**Written task**
The line containing "import seaborn as sns" marks the end: quote every line from the start of the records below through it, word for word.
# START OF Raw data
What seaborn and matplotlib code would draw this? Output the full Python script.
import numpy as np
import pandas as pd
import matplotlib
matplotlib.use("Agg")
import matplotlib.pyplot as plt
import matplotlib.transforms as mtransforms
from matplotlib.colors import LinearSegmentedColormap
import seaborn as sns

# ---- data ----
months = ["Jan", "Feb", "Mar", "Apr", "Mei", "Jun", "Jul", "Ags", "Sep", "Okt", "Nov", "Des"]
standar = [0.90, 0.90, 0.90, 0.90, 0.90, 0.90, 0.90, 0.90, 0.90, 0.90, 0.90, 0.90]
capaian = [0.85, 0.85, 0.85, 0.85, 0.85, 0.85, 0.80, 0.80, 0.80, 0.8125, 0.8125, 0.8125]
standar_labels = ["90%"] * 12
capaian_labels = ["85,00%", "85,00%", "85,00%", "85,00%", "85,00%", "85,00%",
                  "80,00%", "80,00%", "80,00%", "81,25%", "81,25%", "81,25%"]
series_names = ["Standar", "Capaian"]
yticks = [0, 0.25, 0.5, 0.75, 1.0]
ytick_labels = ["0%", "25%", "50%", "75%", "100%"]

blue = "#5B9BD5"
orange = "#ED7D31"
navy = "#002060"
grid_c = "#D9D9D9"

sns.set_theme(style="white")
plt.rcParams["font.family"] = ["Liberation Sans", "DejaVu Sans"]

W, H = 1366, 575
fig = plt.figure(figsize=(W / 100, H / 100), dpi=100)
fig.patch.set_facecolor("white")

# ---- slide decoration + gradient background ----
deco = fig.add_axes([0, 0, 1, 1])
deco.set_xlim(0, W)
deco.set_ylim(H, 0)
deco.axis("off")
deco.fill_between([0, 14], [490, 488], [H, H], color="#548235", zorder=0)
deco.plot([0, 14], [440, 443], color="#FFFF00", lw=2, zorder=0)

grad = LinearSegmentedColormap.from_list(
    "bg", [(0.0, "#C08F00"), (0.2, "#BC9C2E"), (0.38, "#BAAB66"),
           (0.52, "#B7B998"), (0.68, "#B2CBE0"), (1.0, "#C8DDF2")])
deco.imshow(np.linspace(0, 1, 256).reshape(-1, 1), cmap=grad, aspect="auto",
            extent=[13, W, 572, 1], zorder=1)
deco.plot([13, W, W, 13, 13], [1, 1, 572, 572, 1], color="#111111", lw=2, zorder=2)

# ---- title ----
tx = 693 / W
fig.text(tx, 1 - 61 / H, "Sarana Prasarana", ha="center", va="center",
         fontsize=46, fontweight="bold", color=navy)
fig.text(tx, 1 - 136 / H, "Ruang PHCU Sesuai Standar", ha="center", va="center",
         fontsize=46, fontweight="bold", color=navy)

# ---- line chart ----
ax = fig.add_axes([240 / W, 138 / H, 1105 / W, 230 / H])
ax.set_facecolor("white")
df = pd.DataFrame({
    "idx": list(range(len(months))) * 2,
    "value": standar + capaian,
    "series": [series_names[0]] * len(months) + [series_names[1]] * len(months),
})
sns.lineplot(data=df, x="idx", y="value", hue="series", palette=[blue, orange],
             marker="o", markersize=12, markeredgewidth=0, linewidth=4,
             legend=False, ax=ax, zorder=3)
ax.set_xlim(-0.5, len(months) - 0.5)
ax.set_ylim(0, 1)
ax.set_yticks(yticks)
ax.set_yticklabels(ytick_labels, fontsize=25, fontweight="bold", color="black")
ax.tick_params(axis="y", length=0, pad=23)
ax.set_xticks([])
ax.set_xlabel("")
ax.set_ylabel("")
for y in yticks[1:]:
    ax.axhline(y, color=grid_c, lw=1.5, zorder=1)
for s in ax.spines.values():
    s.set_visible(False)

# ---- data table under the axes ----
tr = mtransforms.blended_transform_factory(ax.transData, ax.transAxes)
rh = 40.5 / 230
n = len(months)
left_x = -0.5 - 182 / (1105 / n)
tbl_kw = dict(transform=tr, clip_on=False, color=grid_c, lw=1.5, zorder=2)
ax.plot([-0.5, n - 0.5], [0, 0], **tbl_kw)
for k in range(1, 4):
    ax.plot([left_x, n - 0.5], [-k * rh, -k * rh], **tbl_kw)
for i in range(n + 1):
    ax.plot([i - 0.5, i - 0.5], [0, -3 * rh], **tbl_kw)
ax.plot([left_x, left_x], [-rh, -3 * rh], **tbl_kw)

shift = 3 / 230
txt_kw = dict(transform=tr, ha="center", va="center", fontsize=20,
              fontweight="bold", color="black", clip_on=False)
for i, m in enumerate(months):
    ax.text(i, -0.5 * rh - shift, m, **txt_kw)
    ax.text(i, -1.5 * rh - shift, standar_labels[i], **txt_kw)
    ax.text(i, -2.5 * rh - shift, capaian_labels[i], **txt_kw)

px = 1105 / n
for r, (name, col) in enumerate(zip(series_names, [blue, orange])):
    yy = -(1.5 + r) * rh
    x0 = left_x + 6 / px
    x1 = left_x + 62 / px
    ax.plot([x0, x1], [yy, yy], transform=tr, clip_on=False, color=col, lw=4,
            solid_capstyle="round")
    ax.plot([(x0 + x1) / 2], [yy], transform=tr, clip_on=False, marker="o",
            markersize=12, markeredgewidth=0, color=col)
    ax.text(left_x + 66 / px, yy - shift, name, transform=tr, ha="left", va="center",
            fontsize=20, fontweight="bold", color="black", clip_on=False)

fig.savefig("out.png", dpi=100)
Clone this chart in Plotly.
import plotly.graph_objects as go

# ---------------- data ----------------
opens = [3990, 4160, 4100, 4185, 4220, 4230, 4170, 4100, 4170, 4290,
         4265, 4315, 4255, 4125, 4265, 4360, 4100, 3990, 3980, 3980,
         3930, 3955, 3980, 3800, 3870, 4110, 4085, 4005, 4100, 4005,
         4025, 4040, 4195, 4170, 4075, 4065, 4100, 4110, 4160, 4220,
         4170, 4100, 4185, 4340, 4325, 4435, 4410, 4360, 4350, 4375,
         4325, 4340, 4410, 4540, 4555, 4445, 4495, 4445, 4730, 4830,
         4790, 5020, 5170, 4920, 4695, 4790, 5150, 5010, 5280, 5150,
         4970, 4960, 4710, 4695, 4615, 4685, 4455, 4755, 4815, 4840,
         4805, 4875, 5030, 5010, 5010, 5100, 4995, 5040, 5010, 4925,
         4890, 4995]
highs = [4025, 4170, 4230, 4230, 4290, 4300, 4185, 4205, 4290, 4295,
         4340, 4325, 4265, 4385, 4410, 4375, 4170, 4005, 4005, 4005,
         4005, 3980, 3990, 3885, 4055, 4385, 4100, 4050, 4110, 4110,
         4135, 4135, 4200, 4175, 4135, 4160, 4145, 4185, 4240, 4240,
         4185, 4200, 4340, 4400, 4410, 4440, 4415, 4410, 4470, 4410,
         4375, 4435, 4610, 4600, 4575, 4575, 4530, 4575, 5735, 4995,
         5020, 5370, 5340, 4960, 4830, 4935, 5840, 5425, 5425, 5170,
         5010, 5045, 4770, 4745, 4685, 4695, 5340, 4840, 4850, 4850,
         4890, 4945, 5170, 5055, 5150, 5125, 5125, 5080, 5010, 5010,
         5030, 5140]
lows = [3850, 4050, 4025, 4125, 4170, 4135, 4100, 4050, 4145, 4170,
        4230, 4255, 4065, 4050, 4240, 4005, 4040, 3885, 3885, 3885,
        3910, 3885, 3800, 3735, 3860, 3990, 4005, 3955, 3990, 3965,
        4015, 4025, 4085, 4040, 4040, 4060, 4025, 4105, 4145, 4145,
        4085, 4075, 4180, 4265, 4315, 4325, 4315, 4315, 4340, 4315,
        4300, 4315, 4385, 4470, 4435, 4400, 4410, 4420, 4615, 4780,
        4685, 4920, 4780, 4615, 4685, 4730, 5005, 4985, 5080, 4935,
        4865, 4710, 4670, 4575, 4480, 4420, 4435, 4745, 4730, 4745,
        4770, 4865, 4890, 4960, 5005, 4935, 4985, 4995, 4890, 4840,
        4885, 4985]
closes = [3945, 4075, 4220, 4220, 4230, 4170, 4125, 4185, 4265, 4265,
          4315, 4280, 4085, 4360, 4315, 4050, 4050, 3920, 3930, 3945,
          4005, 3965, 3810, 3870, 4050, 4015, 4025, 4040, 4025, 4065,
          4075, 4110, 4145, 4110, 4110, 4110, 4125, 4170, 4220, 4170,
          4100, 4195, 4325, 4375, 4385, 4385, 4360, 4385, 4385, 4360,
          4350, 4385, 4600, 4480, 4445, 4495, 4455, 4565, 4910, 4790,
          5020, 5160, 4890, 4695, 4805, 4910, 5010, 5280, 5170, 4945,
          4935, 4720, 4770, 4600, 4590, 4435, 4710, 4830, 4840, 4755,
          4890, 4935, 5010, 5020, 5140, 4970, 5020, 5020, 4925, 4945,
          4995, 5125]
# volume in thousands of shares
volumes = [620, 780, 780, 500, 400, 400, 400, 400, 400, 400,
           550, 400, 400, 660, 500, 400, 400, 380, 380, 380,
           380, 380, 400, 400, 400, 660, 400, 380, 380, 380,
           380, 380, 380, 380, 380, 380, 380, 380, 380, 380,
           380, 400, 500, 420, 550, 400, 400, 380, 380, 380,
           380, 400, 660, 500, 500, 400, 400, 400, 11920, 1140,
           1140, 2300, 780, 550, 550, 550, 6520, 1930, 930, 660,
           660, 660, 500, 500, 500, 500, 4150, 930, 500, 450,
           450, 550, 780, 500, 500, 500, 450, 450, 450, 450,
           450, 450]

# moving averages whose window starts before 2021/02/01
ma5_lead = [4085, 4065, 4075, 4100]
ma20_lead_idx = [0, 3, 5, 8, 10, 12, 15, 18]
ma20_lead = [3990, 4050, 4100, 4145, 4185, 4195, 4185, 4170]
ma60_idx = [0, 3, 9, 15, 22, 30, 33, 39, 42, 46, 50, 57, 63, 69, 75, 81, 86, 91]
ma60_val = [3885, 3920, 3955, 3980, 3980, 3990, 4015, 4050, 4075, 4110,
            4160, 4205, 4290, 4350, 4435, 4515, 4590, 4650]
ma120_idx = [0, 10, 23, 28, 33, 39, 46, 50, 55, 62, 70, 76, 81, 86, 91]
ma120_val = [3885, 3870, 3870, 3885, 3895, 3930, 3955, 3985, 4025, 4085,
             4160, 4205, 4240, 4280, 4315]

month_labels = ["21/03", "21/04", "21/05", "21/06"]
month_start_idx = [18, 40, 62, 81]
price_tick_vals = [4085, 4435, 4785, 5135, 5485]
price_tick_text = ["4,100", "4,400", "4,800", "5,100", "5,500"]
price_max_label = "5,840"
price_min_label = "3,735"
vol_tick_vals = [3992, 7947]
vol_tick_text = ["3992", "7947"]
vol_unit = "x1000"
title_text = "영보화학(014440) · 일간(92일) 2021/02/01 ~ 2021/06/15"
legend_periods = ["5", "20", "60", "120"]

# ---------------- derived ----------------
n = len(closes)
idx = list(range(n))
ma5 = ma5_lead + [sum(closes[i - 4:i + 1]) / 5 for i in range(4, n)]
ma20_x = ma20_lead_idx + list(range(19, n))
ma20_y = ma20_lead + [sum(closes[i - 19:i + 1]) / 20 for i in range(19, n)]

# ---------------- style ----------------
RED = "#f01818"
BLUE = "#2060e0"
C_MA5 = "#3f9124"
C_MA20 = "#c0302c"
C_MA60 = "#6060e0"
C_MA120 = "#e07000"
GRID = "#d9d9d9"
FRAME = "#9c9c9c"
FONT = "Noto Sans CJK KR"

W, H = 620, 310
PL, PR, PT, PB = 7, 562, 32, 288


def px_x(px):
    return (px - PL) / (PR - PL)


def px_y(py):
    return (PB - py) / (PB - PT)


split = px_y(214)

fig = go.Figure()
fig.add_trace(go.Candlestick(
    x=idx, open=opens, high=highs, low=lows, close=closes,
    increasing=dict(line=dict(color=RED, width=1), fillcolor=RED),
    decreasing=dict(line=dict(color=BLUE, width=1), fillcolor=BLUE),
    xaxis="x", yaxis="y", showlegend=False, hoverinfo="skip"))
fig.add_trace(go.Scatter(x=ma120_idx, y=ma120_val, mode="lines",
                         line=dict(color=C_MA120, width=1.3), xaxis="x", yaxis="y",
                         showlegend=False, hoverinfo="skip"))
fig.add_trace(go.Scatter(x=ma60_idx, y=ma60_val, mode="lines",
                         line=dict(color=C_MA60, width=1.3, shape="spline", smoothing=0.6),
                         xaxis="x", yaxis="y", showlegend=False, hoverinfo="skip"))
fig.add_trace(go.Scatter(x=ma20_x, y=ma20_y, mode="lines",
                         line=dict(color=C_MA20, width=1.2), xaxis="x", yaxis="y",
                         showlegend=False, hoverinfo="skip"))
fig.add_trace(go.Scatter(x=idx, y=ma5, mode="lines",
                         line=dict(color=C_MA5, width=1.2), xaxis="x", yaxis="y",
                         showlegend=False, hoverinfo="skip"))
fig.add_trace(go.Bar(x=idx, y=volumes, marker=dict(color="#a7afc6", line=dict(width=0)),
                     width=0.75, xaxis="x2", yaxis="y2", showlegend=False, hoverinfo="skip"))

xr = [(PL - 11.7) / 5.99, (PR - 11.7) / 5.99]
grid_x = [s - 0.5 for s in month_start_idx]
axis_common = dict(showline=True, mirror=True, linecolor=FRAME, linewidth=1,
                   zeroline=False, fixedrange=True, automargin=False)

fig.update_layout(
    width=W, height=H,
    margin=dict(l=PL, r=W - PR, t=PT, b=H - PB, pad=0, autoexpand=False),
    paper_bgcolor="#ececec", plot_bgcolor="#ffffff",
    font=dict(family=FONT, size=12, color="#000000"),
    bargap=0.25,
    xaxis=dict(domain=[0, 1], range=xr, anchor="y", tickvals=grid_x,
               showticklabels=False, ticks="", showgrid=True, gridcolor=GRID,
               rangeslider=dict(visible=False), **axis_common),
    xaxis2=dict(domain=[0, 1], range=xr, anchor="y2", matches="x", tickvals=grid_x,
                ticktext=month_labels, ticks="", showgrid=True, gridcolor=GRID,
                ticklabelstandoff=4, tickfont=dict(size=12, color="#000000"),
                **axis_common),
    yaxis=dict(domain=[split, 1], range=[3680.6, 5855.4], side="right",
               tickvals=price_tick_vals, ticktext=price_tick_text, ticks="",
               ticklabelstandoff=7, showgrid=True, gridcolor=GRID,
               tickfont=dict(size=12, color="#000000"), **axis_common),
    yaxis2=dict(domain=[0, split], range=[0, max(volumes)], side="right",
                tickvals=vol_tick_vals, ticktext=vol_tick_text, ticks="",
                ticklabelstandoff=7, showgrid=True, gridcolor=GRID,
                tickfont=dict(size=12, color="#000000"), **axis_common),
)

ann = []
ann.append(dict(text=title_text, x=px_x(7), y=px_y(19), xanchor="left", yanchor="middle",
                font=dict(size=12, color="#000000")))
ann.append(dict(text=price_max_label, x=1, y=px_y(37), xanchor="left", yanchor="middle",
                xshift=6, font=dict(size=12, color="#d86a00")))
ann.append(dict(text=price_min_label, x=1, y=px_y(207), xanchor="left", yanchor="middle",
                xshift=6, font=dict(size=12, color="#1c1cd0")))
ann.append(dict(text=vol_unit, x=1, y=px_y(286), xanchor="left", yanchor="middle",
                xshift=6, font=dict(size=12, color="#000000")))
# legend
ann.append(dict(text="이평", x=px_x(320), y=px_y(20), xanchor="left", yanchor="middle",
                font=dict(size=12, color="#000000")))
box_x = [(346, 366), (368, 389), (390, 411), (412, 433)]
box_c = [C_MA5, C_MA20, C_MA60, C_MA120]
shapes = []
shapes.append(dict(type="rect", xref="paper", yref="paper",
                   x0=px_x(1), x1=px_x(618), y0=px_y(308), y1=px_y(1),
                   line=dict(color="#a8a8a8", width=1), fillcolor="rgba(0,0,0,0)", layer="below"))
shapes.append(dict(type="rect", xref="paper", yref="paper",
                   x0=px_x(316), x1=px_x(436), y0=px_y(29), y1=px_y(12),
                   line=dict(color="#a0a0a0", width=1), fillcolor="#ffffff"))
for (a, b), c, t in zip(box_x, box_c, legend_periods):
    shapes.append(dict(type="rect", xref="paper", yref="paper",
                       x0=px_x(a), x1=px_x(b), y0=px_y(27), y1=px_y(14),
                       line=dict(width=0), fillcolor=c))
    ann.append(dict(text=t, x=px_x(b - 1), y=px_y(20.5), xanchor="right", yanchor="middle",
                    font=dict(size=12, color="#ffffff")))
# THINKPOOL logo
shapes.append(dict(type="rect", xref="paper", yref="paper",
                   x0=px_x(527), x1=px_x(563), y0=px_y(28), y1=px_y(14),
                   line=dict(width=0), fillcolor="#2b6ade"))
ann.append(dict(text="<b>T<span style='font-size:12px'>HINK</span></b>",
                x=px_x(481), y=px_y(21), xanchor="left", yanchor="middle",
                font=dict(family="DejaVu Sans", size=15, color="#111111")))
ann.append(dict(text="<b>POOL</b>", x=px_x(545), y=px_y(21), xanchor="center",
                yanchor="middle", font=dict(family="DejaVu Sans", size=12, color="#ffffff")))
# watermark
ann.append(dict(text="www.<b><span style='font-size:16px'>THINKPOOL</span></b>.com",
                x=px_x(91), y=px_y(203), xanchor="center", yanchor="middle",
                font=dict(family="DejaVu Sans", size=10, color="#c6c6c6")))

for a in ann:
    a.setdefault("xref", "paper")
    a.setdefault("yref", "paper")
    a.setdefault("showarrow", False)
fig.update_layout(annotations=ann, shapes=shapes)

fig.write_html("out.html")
# END OF Raw data
**Correct answer**
What seaborn and matplotlib code would draw this? Output the full Python script.
import numpy as np
import pandas as pd
import matplotlib
matplotlib.use("Agg")
import matplotlib.pyplot as plt
import matplotlib.transforms as mtransforms
from matplotlib.colors import LinearSegmentedColormap
import seaborn as sns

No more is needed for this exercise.